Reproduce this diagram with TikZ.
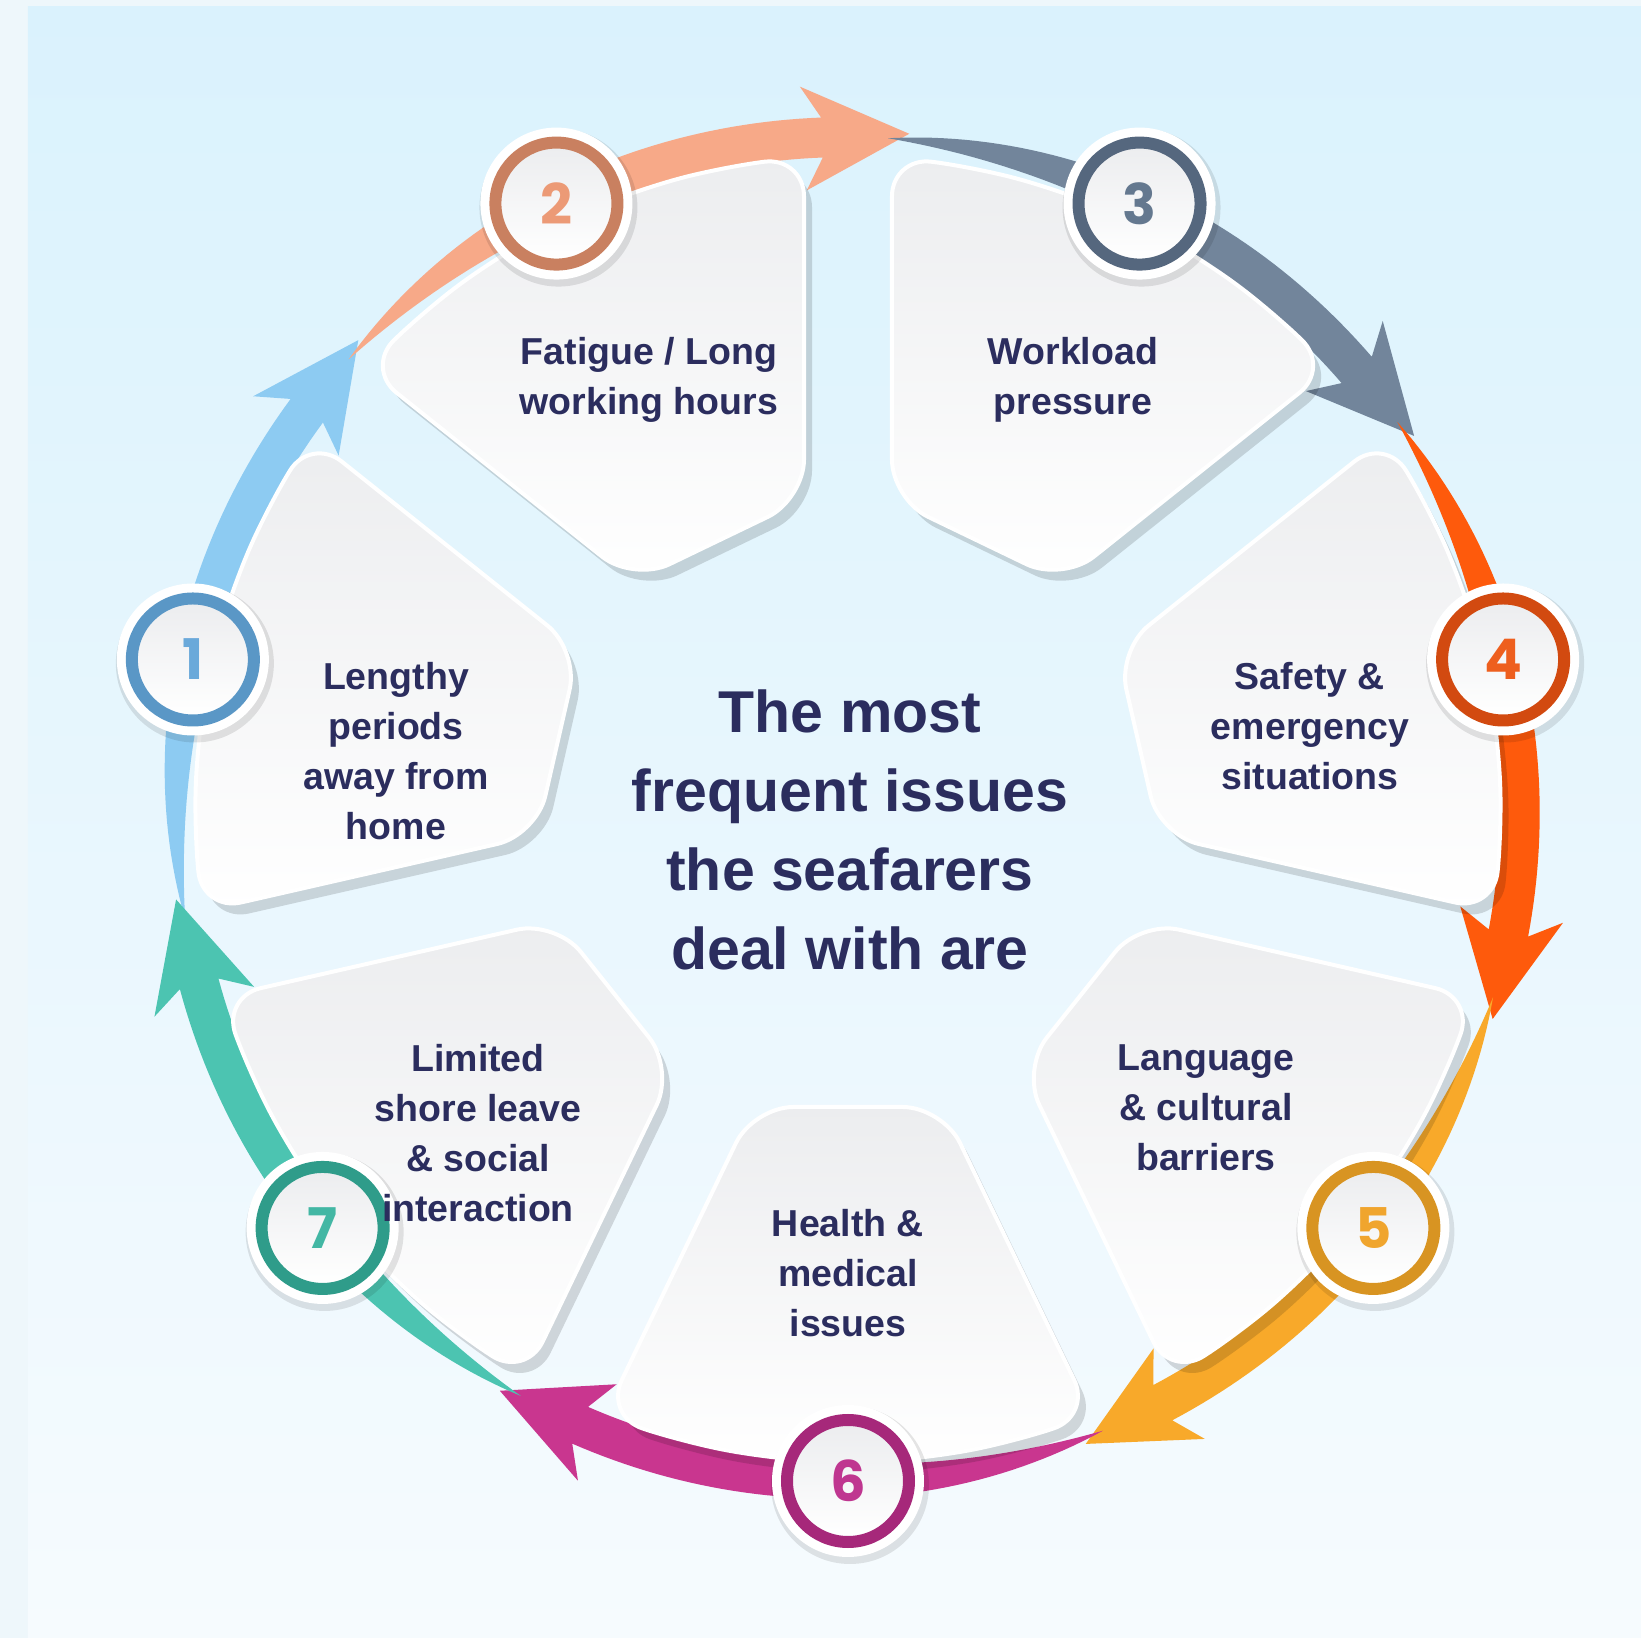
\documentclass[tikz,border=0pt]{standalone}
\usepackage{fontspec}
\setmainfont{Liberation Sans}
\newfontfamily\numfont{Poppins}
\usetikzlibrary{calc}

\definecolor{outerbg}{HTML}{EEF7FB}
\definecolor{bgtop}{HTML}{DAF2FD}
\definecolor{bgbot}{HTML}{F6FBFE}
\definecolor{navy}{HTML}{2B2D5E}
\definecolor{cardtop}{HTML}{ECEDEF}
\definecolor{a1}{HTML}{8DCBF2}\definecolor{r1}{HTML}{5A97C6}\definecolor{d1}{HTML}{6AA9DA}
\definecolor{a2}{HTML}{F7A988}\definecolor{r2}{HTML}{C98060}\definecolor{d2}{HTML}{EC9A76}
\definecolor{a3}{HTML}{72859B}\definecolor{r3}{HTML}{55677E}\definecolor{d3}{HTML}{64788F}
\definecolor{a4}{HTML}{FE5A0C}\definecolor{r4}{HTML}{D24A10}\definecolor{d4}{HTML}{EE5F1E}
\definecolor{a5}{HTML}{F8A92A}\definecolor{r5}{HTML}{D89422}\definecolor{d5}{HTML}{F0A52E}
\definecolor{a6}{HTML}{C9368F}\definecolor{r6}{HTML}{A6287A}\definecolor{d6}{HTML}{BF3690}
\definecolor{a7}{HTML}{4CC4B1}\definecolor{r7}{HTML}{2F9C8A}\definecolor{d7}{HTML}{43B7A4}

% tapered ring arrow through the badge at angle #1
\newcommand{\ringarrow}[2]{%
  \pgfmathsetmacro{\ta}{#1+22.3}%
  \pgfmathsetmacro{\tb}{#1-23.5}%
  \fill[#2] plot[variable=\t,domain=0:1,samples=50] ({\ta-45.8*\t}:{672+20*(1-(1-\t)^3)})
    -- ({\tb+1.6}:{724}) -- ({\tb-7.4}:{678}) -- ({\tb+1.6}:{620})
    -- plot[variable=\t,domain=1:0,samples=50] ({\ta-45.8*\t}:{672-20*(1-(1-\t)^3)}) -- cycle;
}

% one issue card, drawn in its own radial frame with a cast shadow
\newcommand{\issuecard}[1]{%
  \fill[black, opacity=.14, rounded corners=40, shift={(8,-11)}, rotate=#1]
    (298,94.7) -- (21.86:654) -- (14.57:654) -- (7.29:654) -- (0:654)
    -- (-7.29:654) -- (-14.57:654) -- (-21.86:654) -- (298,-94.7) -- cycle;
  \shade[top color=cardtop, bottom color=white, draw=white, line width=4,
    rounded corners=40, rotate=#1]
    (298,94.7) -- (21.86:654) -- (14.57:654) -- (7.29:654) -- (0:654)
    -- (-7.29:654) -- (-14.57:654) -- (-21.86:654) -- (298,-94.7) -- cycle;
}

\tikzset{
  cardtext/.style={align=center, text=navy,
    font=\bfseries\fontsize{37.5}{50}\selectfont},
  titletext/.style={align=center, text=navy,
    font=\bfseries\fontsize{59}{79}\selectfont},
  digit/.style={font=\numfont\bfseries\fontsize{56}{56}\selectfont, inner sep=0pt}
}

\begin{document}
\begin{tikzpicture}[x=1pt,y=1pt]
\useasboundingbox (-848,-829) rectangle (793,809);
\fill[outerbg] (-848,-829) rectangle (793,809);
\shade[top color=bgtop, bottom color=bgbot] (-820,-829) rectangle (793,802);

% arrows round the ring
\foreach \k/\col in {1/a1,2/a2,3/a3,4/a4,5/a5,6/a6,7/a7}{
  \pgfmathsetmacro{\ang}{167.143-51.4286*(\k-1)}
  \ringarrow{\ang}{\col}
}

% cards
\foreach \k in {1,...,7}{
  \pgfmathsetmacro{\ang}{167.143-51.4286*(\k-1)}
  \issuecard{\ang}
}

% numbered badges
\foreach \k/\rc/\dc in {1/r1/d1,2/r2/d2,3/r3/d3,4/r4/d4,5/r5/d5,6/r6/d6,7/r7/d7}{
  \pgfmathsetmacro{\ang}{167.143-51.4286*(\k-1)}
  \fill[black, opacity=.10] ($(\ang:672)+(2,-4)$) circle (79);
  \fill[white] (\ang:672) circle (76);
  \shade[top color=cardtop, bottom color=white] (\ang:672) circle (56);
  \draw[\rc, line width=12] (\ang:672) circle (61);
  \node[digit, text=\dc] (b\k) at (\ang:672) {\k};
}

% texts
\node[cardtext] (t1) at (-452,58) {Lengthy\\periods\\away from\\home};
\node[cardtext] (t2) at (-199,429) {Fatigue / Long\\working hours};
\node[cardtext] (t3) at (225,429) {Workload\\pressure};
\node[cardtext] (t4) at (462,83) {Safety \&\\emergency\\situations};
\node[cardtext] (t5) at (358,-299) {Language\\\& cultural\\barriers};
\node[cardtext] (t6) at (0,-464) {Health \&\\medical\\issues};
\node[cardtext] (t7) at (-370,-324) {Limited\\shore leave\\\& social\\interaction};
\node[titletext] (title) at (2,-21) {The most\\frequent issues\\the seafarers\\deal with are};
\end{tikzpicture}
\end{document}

※

■ Written request
Reproduce every line above as written, skipping pictures.

■ Reply
Reproduce this diagram with TikZ.
\documentclass[tikz,border=0pt]{standalone}
\usepackage{fontspec}
\setmainfont{Liberation Sans}
\newfontfamily\numfont{Poppins}
\usetikzlibrary{calc}

\definecolor{outerbg}{HTML}{EEF7FB}
\definecolor{bgtop}{HTML}{DAF2FD}
\definecolor{bgbot}{HTML}{F6FBFE}
\definecolor{navy}{HTML}{2B2D5E}
\definecolor{cardtop}{HTML}{ECEDEF}
\definecolor{a1}{HTML}{8DCBF2}\definecolor{r1}{HTML}{5A97C6}\definecolor{d1}{HTML}{6AA9DA}
\definecolor{a2}{HTML}{F7A988}\definecolor{r2}{HTML}{C98060}\definecolor{d2}{HTML}{EC9A76}
\definecolor{a3}{HTML}{72859B}\definecolor{r3}{HTML}{55677E}\definecolor{d3}{HTML}{64788F}
\definecolor{a4}{HTML}{FE5A0C}\definecolor{r4}{HTML}{D24A10}\definecolor{d4}{HTML}{EE5F1E}
\definecolor{a5}{HTML}{F8A92A}\definecolor{r5}{HTML}{D89422}\definecolor{d5}{HTML}{F0A52E}
\definecolor{a6}{HTML}{C9368F}\definecolor{r6}{HTML}{A6287A}\definecolor{d6}{HTML}{BF3690}
\definecolor{a7}{HTML}{4CC4B1}\definecolor{r7}{HTML}{2F9C8A}\definecolor{d7}{HTML}{43B7A4}

% tapered ring arrow through the badge at angle #1
\newcommand{\ringarrow}[2]{%
  \pgfmathsetmacro{\ta}{#1+22.3}%
  \pgfmathsetmacro{\tb}{#1-23.5}%
  \fill[#2] plot[variable=\t,domain=0:1,samples=50] ({\ta-45.8*\t}:{672+20*(1-(1-\t)^3)})
    -- ({\tb+1.6}:{724}) -- ({\tb-7.4}:{678}) -- ({\tb+1.6}:{620})
    -- plot[variable=\t,domain=1:0,samples=50] ({\ta-45.8*\t}:{672-20*(1-(1-\t)^3)}) -- cycle;
}

% one issue card, drawn in its own radial frame with a cast shadow
\newcommand{\issuecard}[1]{%
  \fill[black, opacity=.14, rounded corners=40, shift={(8,-11)}, rotate=#1]
    (298,94.7) -- (21.86:654) -- (14.57:654) -- (7.29:654) -- (0:654)
    -- (-7.29:654) -- (-14.57:654) -- (-21.86:654) -- (298,-94.7) -- cycle;
  \shade[top color=cardtop, bottom color=white, draw=white, line width=4,
    rounded corners=40, rotate=#1]
    (298,94.7) -- (21.86:654) -- (14.57:654) -- (7.29:654) -- (0:654)
    -- (-7.29:654) -- (-14.57:654) -- (-21.86:654) -- (298,-94.7) -- cycle;
}

\tikzset{
  cardtext/.style={align=center, text=navy,
    font=\bfseries\fontsize{37.5}{50}\selectfont},
  titletext/.style={align=center, text=navy,
    font=\bfseries\fontsize{59}{79}\selectfont},
  digit/.style={font=\numfont\bfseries\fontsize{56}{56}\selectfont, inner sep=0pt}
}

\begin{document}
\begin{tikzpicture}[x=1pt,y=1pt]
\useasboundingbox (-848,-829) rectangle (793,809);
\fill[outerbg] (-848,-829) rectangle (793,809);
\shade[top color=bgtop, bottom color=bgbot] (-820,-829) rectangle (793,802);

% arrows round the ring
\foreach \k/\col in {1/a1,2/a2,3/a3,4/a4,5/a5,6/a6,7/a7}{
  \pgfmathsetmacro{\ang}{167.143-51.4286*(\k-1)}
  \ringarrow{\ang}{\col}
}

% cards
\foreach \k in {1,...,7}{
  \pgfmathsetmacro{\ang}{167.143-51.4286*(\k-1)}
  \issuecard{\ang}
}

% numbered badges
\foreach \k/\rc/\dc in {1/r1/d1,2/r2/d2,3/r3/d3,4/r4/d4,5/r5/d5,6/r6/d6,7/r7/d7}{
  \pgfmathsetmacro{\ang}{167.143-51.4286*(\k-1)}
  \fill[black, opacity=.10] ($(\ang:672)+(2,-4)$) circle (79);
  \fill[white] (\ang:672) circle (76);
  \shade[top color=cardtop, bottom color=white] (\ang:672) circle (56);
  \draw[\rc, line width=12] (\ang:672) circle (61);
  \node[digit, text=\dc] (b\k) at (\ang:672) {\k};
}

% texts
\node[cardtext] (t1) at (-452,58) {Lengthy\\periods\\away from\\home};
\node[cardtext] (t2) at (-199,429) {Fatigue / Long\\working hours};
\node[cardtext] (t3) at (225,429) {Workload\\pressure};
\node[cardtext] (t4) at (462,83) {Safety \&\\emergency\\situations};
\node[cardtext] (t5) at (358,-299) {Language\\\& cultural\\barriers};
\node[cardtext] (t6) at (0,-464) {Health \&\\medical\\issues};
\node[cardtext] (t7) at (-370,-324) {Limited\\shore leave\\\& social\\interaction};
\node[titletext] (title) at (2,-21) {The most\\frequent issues\\the seafarers\\deal with are};
\end{tikzpicture}
\end{document}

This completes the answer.